Journalist Azar Khalilov became the director general of the television channel. Earlier, the Caspian International Broadcasting Company was granted a six-year broadcasting license at a National Television and Radio Council meeting held on 2 April. When ANS Radio was being criticized for allegedly broadcasting Armenian music in May 2014, its authorities argued that CBC was broadcasting in Armenian. Khalilov responded by saying that it is a distinct matter and is only broadcast in Armenian to promote Azerbaijan to the world. The channel aired the Azerbaijan Premier League matches in the Azerbaijani language in August 2015.

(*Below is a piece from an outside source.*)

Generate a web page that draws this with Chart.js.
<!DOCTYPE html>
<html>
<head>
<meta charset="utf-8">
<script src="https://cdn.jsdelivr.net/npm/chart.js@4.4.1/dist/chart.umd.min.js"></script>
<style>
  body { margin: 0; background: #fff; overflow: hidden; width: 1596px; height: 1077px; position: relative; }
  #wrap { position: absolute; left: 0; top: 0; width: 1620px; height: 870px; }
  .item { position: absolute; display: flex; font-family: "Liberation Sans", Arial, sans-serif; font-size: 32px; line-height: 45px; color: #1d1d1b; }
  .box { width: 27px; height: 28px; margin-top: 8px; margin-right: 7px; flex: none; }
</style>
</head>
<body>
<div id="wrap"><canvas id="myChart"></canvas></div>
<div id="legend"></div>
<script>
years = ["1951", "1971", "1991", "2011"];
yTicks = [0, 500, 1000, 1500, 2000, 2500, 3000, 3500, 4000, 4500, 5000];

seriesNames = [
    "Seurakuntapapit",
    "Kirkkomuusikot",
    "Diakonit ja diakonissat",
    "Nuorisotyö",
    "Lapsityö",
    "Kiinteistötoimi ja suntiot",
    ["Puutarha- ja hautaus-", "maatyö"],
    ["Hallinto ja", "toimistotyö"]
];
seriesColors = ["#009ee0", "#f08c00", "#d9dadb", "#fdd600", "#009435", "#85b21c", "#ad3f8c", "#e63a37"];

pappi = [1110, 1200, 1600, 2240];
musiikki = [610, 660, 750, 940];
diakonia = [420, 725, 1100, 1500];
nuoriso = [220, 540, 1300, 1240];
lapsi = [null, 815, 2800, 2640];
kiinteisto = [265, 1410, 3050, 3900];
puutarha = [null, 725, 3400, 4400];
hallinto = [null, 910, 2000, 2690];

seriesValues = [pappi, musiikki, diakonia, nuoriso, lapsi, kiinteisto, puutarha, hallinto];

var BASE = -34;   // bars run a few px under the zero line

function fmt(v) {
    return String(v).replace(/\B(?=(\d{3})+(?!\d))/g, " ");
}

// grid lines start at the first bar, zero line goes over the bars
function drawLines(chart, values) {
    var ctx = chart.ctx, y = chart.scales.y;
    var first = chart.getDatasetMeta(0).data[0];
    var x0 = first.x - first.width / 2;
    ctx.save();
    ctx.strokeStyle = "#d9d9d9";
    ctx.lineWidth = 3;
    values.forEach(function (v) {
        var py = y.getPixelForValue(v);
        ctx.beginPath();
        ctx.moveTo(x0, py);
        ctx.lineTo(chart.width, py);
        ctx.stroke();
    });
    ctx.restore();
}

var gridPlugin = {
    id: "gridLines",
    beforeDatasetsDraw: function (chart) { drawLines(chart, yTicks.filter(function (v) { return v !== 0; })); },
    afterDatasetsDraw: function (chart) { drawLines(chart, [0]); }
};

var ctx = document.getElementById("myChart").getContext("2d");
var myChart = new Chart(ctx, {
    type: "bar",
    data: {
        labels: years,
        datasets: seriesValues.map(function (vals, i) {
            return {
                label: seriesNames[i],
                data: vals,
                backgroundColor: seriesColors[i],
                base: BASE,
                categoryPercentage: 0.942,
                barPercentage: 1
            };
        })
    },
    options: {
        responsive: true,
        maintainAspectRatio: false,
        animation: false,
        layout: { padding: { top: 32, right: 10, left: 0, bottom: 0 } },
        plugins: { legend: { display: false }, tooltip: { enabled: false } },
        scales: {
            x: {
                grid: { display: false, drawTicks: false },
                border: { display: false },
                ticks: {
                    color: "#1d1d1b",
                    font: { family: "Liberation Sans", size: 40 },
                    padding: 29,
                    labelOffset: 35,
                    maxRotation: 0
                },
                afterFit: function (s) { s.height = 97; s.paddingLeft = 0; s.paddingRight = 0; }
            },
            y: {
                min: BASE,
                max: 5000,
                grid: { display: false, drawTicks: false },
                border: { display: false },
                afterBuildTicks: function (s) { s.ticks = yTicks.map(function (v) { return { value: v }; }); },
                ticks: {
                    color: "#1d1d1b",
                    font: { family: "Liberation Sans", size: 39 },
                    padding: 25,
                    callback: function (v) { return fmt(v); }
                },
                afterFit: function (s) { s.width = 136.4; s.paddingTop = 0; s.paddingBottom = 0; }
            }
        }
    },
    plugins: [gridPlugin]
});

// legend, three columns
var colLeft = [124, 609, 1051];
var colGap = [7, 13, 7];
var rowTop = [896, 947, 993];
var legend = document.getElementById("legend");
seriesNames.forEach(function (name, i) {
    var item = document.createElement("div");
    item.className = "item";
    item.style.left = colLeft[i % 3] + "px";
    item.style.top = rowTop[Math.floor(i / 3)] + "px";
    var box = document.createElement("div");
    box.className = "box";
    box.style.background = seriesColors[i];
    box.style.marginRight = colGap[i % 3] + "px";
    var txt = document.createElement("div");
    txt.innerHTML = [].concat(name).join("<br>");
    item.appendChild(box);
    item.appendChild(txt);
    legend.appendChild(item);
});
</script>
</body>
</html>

In November 2017, Vugar Khalilov succeeded as the director general of CBC. CBC was accused of allegedly promoting anti-Armenian propaganda in January 2024 through one of its documentaries titled Elimination of Yerevan's History. However, on 11 September, a documentary on the lost heritage of Azerbaijanis in the Armenian capital Yerevan titled Hidden Heritage of Yerevan was nominated for a prize at the Around International Film Festival held in Amsterdam.

== Programming ==
During its existence as ATV International, the channel had broadcast news programming in English, Armenian, Persian, and Russian, in addition to native Azerbaijani. It also aired documentaries regarding the heritage, culture, art, and architecture of Azerbaijan, as well as concerts of prominent Azerbaijani artists and local and foreign feature films. After the rebrand, 90% of CBC's programming was set to be in languages spoken in the South Caucasus region, while the rest was to be broadcast in languages spoken in Azerbaijan. The channel continued broadcasting in the four languages as mentioned earlier. Nowadays, CBC broadcasts in Russian for 24 hours a day.